## [Problem details]
Every line from the start of the records through the line with "from matplotlib.lines import Line2D" is to be written out exactly; pictures are not.

## [Data for the task]
--- Begin ---
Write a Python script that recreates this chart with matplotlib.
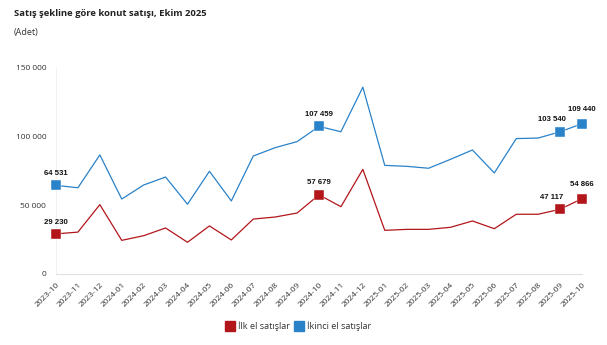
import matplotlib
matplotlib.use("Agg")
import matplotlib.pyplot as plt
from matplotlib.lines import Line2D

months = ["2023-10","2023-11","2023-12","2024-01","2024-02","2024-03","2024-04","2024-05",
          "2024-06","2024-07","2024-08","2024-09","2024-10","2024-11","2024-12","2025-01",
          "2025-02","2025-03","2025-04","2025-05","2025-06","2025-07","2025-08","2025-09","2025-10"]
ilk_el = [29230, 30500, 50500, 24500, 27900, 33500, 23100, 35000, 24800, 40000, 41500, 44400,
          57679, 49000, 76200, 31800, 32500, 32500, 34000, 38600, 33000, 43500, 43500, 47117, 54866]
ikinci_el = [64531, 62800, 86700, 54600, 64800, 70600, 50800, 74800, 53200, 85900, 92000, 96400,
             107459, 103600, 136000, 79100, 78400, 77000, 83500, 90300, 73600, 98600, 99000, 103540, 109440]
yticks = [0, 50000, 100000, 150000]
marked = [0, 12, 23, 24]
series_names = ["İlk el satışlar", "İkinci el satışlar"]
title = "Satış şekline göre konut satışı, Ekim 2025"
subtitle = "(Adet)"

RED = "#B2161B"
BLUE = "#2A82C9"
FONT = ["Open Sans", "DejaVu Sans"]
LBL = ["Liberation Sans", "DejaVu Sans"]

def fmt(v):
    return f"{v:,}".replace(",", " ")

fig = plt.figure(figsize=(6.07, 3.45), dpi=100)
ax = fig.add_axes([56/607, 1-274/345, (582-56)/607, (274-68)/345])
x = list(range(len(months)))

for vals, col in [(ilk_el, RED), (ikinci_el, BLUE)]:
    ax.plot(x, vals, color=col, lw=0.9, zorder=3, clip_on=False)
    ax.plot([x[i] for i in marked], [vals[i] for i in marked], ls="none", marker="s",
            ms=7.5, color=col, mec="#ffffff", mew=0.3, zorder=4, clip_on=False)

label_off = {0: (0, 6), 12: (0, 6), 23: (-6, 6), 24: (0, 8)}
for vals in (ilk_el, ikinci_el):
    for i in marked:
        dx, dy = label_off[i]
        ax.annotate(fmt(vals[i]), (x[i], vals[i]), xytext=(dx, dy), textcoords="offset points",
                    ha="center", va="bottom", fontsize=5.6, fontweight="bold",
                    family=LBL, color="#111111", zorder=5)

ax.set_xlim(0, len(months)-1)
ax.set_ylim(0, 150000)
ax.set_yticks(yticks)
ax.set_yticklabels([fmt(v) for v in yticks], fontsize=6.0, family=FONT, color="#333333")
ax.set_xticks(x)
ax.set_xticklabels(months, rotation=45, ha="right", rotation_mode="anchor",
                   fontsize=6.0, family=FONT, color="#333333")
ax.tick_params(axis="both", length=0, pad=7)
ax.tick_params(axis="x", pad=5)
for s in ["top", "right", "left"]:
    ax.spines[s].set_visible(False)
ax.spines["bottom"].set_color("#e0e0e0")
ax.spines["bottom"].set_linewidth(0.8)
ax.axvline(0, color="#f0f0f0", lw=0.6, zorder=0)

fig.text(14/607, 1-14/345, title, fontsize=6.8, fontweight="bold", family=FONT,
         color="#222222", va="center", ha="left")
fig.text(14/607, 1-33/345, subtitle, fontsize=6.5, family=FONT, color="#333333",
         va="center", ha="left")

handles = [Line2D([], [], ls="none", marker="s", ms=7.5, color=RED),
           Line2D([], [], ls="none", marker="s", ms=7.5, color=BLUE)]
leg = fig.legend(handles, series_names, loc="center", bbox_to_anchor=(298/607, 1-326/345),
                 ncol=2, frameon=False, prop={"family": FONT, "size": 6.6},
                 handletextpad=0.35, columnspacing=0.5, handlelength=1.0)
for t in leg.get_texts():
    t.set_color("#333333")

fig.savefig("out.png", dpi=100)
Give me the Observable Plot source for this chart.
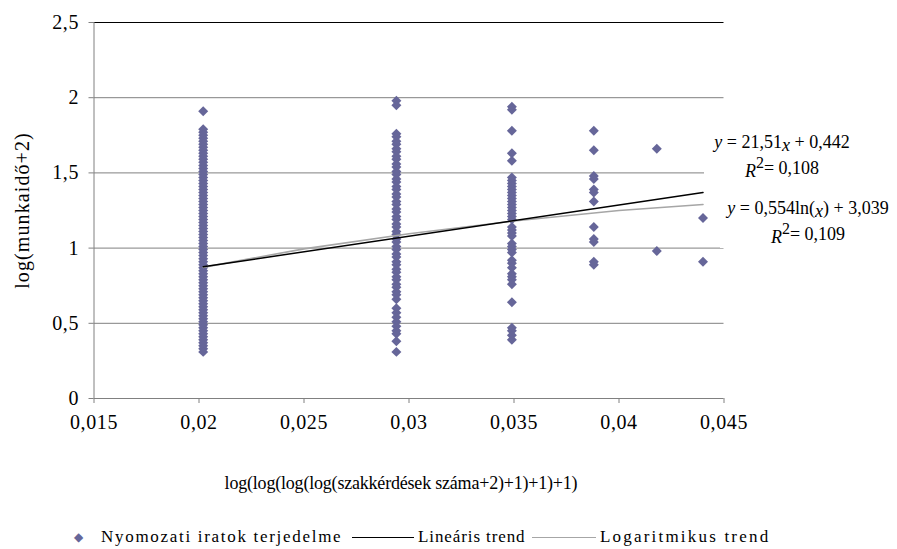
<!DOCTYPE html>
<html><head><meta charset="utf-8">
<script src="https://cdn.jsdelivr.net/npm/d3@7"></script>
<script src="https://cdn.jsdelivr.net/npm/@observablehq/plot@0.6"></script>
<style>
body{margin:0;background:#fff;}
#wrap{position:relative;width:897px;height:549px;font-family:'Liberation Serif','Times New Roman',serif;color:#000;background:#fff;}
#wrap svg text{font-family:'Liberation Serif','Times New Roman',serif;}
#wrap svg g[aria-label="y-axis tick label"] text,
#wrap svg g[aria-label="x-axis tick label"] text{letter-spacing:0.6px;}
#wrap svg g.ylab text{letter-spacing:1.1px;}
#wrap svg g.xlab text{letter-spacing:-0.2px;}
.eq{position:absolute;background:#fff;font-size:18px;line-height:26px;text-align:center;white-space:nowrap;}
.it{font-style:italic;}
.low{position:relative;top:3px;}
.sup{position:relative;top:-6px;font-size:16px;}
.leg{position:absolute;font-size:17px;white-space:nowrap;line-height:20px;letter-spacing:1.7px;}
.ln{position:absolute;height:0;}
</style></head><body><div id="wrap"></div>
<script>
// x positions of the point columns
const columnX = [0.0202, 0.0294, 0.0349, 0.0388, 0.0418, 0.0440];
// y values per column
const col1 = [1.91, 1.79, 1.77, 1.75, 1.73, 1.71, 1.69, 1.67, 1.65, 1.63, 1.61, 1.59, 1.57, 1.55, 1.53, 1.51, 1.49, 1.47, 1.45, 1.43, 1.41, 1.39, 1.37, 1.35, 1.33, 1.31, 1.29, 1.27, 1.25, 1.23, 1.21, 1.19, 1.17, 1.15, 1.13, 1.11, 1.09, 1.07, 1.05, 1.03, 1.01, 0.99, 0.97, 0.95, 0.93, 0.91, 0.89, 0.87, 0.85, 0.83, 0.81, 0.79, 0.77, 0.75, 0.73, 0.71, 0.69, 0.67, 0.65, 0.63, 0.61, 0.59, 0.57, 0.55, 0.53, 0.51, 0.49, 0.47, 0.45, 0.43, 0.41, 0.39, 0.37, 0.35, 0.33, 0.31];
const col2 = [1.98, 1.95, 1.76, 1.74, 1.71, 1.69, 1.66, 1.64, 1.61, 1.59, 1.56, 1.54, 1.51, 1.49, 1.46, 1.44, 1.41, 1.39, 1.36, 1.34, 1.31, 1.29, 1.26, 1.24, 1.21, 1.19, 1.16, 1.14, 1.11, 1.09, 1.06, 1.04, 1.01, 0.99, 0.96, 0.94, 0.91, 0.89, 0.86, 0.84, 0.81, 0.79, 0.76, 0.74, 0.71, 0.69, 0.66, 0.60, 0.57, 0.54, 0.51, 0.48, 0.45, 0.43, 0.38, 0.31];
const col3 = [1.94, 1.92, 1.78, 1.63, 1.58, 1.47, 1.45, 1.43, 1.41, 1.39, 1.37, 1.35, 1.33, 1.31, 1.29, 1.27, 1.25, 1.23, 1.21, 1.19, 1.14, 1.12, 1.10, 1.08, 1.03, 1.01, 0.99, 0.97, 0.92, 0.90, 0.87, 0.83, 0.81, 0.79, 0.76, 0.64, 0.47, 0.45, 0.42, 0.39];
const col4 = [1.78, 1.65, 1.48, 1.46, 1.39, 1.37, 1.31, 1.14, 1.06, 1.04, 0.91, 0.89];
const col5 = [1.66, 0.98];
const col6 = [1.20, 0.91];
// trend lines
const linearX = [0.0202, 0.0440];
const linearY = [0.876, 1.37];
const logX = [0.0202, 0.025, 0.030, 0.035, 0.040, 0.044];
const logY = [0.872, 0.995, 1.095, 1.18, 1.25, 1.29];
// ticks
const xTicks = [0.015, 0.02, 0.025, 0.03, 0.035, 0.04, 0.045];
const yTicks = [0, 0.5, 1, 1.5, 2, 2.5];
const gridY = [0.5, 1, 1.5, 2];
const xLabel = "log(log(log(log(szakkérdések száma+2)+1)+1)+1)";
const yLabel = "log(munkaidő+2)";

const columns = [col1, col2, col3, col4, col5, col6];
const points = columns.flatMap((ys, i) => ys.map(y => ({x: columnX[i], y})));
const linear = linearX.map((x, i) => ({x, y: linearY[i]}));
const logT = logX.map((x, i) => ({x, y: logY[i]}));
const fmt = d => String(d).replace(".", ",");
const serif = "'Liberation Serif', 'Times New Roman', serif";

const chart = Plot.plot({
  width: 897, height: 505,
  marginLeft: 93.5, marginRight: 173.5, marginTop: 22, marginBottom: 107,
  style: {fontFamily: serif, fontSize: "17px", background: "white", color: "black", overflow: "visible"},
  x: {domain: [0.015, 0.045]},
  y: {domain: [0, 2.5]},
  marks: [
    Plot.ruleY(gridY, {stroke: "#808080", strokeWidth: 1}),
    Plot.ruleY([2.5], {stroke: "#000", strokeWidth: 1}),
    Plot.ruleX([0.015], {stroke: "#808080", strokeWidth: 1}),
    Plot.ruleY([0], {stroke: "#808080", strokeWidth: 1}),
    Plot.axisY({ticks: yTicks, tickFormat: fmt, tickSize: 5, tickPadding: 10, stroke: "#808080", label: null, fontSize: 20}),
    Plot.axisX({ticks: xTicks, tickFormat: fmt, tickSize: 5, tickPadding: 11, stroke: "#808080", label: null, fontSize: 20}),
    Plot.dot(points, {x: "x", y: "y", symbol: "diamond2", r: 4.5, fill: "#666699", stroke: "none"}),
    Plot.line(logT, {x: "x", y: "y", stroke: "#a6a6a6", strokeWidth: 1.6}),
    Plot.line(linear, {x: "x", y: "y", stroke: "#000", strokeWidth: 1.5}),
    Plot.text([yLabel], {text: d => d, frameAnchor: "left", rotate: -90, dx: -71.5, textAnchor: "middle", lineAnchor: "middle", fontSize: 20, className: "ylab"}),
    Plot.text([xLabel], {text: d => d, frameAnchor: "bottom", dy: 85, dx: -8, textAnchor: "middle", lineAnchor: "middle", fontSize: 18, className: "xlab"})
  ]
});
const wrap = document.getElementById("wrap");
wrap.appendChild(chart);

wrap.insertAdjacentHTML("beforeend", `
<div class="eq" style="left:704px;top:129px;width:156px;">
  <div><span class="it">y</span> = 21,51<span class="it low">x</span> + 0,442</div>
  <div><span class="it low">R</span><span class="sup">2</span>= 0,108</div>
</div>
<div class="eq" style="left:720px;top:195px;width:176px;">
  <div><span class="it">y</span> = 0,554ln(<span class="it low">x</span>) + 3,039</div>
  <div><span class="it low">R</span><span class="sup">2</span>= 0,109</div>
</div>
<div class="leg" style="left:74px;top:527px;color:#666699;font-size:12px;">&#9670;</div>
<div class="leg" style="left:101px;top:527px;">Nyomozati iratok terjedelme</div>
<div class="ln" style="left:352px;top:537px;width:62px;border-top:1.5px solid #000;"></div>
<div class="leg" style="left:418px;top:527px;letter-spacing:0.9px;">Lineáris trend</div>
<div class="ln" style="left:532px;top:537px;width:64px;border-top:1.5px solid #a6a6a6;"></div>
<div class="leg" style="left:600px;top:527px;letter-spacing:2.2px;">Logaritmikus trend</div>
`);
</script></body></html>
--- End ---
## [Solution for this task]
Write a Python script that recreates this chart with matplotlib.
import matplotlib
matplotlib.use("Agg")
import matplotlib.pyplot as plt
from matplotlib.lines import Line2D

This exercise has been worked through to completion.